Having defined the new type as above, you can define variables of EMPLOYEE type and assign values to its fields using the dot (.) notation:
DIM emp AS EMPLOYEE emp.firstname = "Mark" emp.lastname = "Cunnigham" emp.salary = 45500
To read a field value you can use the same dot-notation:
PRINT emp.firstname : REM outputs: "Mark"
Note
Variables defined as UDT's are called instances of that type. In the above example, emp is an instance of the EMPLOYEE type.
Arrays of user defined types variables
Multiple instances of UDT's can be organized in arrays, for example:
DIM employees(50) AS EMPLOYEE
Now to access field values of a specific member in the array, you can combine the array notation and the dot notation:
DIM sum AS LONG : sum = 0 FOR i AS BYTE = 0 TO 49 sum = sum + employees(i).salary NEXT i PRINT "the average salary at the company is "; sum / 50
Warning
Arrays can be dimensioned as user-defined type, however TYPE definitions cannot contain array fields.
Nested UDT's
A field in a TYPE definition can be of another TYPE, and so on, as long as a single insance does not exceed the 64 bytes limit explained above.

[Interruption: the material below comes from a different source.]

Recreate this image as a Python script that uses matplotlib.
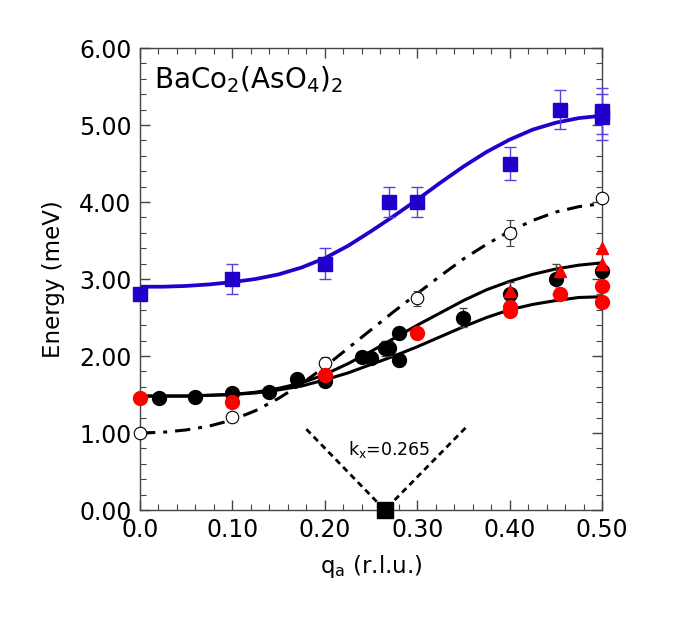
import matplotlib
matplotlib.use("Agg")
import matplotlib.pyplot as plt
import numpy as np

plt.rcParams['font.family'] = ['DejaVu Sans']
plt.rcParams['mathtext.default'] = 'regular'

# fitted dispersion curves, every 0.025 r.l.u.
curve_q = [0.000, 0.025, 0.050, 0.075, 0.100, 0.125, 0.150, 0.175, 0.200, 0.225, 0.250,
           0.275, 0.300, 0.325, 0.350, 0.375, 0.400, 0.425, 0.450, 0.475, 0.500]
blue_fit = [2.90, 2.90, 2.91, 2.93, 2.96, 3.00, 3.06, 3.15, 3.27, 3.43, 3.62,
            3.82, 4.03, 4.25, 4.46, 4.65, 4.81, 4.94, 5.03, 5.09, 5.12]
dashdot_fit = [1.00, 1.01, 1.04, 1.09, 1.17, 1.29, 1.45, 1.64, 1.86, 2.10, 2.34,
               2.58, 2.81, 3.04, 3.26, 3.45, 3.62, 3.76, 3.87, 3.94, 3.98]
upper_fit = [1.48, 1.48, 1.48, 1.49, 1.50, 1.53, 1.58, 1.65, 1.76, 1.90, 2.06,
             2.23, 2.40, 2.56, 2.72, 2.86, 2.97, 3.06, 3.13, 3.18, 3.21]
lower_fit = [1.48, 1.48, 1.48, 1.49, 1.50, 1.52, 1.56, 1.61, 1.69, 1.78, 1.89,
             2.00, 2.12, 2.25, 2.38, 2.50, 2.60, 2.67, 2.72, 2.76, 2.77]

# measured points
blue_q = [0.0, 0.1, 0.2, 0.27, 0.3, 0.4, 0.455, 0.5, 0.5]
blue_E = [2.80, 3.00, 3.20, 4.00, 4.00, 4.50, 5.20, 5.18, 5.10]
blue_err = [0.0, 0.2, 0.2, 0.2, 0.2, 0.22, 0.25, 0.3, 0.3]

black_q = [0.021, 0.06, 0.10, 0.14, 0.17, 0.20, 0.24, 0.25, 0.265, 0.27, 0.28, 0.28, 0.35, 0.40, 0.45, 0.50]
black_E = [1.46, 1.47, 1.52, 1.53, 1.70, 1.68, 1.99, 1.97, 2.10, 2.10, 1.95, 2.30, 2.50, 2.81, 3.00, 3.10]
black_err = [0, 0, 0.07, 0, 0, 0, 0, 0, 0.1, 0.1, 0.08, 0.08, 0.12, 0.15, 0.2, 0]

open_q = [0.0, 0.1, 0.2, 0.3, 0.4, 0.5]
open_E = [1.00, 1.21, 1.91, 2.75, 3.60, 4.05]
open_err = [0, 0, 0.08, 0.1, 0.17, 0]

red_q = [0.0, 0.1, 0.2, 0.3, 0.4, 0.4, 0.455, 0.5, 0.5]
red_E = [1.45, 1.40, 1.75, 2.30, 2.64, 2.59, 2.81, 2.91, 2.70]

tri_q = [0.4, 0.455, 0.5, 0.5]
tri_E = [2.85, 3.10, 3.20, 3.40]

kx = 0.265
v_q = [0.18, kx, 0.355]
v_E = [1.05, 0.0, 1.10]

xticks = [0.0, 0.1, 0.2, 0.3, 0.4, 0.5]
xticklabels = ['0.0', '0.10', '0.20', '0.30', '0.40', '0.50']
yticks = [0, 1, 2, 3, 4, 5, 6]

blue = '#2200cc'
red = '#ff0000'

fig = plt.figure(figsize=(6.79, 6.17), dpi=100)
ax = fig.add_axes([0.2062, 0.1734, 0.6804, 0.7488])

# curves
ax.plot(curve_q, blue_fit, color=blue, lw=2.7, zorder=2, solid_joinstyle='round')
ax.plot(curve_q, dashdot_fit, color='black', lw=2.2, dashes=(5.0, 2.6, 1.3, 2.6), zorder=2)
ax.plot(curve_q, upper_fit, color='black', lw=2.2, zorder=2, solid_joinstyle='round')
ax.plot(curve_q, lower_fit, color='black', lw=2.2, zorder=2, solid_joinstyle='round')

# V around k_x
ax.plot(v_q, v_E, color='black', lw=2.0, dashes=(2.2, 1.6), zorder=2)
ax.plot([kx], [0.0], 's', color='black', ms=11, clip_on=False, zorder=6)

# data
ax.errorbar(blue_q, blue_E, yerr=blue_err, fmt='s', color=blue, ms=10,
            ecolor='#5544dd', elinewidth=1.0, capsize=4, capthick=1.0, zorder=4, clip_on=False)
ax.errorbar(black_q, black_E, yerr=black_err, fmt='o', color='black', ms=10,
            ecolor='#444444', elinewidth=1.0, capsize=3, capthick=1.0, zorder=4, clip_on=False)
ax.errorbar(open_q, open_E, yerr=open_err, fmt='o', mfc='white', mec='black', mew=0.8, ms=9,
            ecolor='#444444', elinewidth=1.0, capsize=3, capthick=1.0, zorder=4, clip_on=False)
ax.plot(red_q, red_E, 'o', color=red, ms=10, zorder=5, clip_on=False)
ax.plot(tri_q, tri_E, '^', color=red, ms=9, zorder=5, clip_on=False)

ax.text(0.225, 0.72, r'k$_x$=0.265', fontsize=12.5)
ax.text(0.015, 5.48, r'BaCo$_2$(AsO$_4$)$_2$', fontsize=20)

ax.set_xlim(0, 0.5)
ax.set_ylim(0, 6)
ax.set_xticks(xticks)
ax.set_xticklabels(xticklabels)
ax.set_yticks(yticks)
ax.set_yticklabels(['%.2f' % v for v in yticks])
ax.set_xticks(np.arange(0, 0.501, 0.02), minor=True)
ax.set_yticks(np.arange(0, 6.01, 0.2), minor=True)
ax.tick_params(which='both', direction='in', top=True, right=True, color='#444444')
ax.tick_params(which='major', length=7, width=1.0, labelsize=17, pad=6)
ax.tick_params(which='minor', length=4, width=0.8)
for s in ax.spines.values():
    s.set_color('#444444')
    s.set_linewidth(1.0)

ax.set_xlabel(r'q$_a$ (r.l.u.)', fontsize=16.5, labelpad=8)
ax.set_ylabel('Energy (meV)', fontsize=16.5, labelpad=10)

fig.savefig('out.png', dpi=100)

TYPE VECTOR x AS INT y AS INT END TYPE TYPE SPRITE pos AS VECTOR color AS BYTE END TYPE
To access fields within the nested type, you can extend the dot notation like in the following example:
DIM monster AS SPRITE monster.pos.x = 160 monster.pos.y = 100 monster.color = 3
Type methods
You can define Subroutines and Functions within a type declaration that allows you to define routines that work with data in a single instance of that type. These routines are called type methods and are very similar to object methods in object-oriented programming. Extending the example above, let's write a routine that moves the imaginary monster on the horizontal axis:
TYPE VECTOR
x AS INT
y AS INT
END TYPE
TYPE SPRITE
pos AS VECTOR
color AS BYTE
SUB move (amount AS INT) STATIC
THIS.pos.x = THIS.pos.x + amount
END SUB
END TYPE
DIM monster AS SPRITE
monster.pos.x = 100
CALL monster.move(5)
PRINT monster.pos.x : REM outputs 105
The THIS keyword
Note the usage of the THIS keyword in the above example. THIS is a special variable that refers to the instance on which the method was called. In the above example, THIS refers to the variable that the move method was called on, in this case: monster.
Note
Adding methods to a TYPE definition does not increase an instance's size and therefore methods do not count in the 64 bytes size limit.
Defining functions within type definitions allows you to write methods that return a value. The following example is a theoretical game where two players fight each other, hitting in rounds, with a random damage. The method hit(damage) subtracts the damage from a fighter's energy and the method isdead() tells if the fighter is out of energy.
TYPE FIGHTER
energy as INT
SUB hit (damage AS BYTE) STATIC
THIS.energy = THIS.energy - CINT(damage)
END SUB
FUNCTION isdead AS BYTE () STATIC
RETURN THIS.energy <= 0
END FUNCTION
END TYPE
DIM player1 AS FIGHTER
DIM player2 AS FIGHTER
player1.energy = 1000
player2.energy = 1000
RANDOMIZE TI()
DO
CALL player1.hit(CBYTE(RNDL()))
CALL player2.hit(CBYTE(RNDL()))
PRINT "p1 energy: "; player1.energy; ", p2 energy: "; player2.energy
LOOP UNTIL player1.isdead() OR player2.isdead()
PRINT "game over"
As seen above, you can organize code in a very well-structured way with the help of UDT's.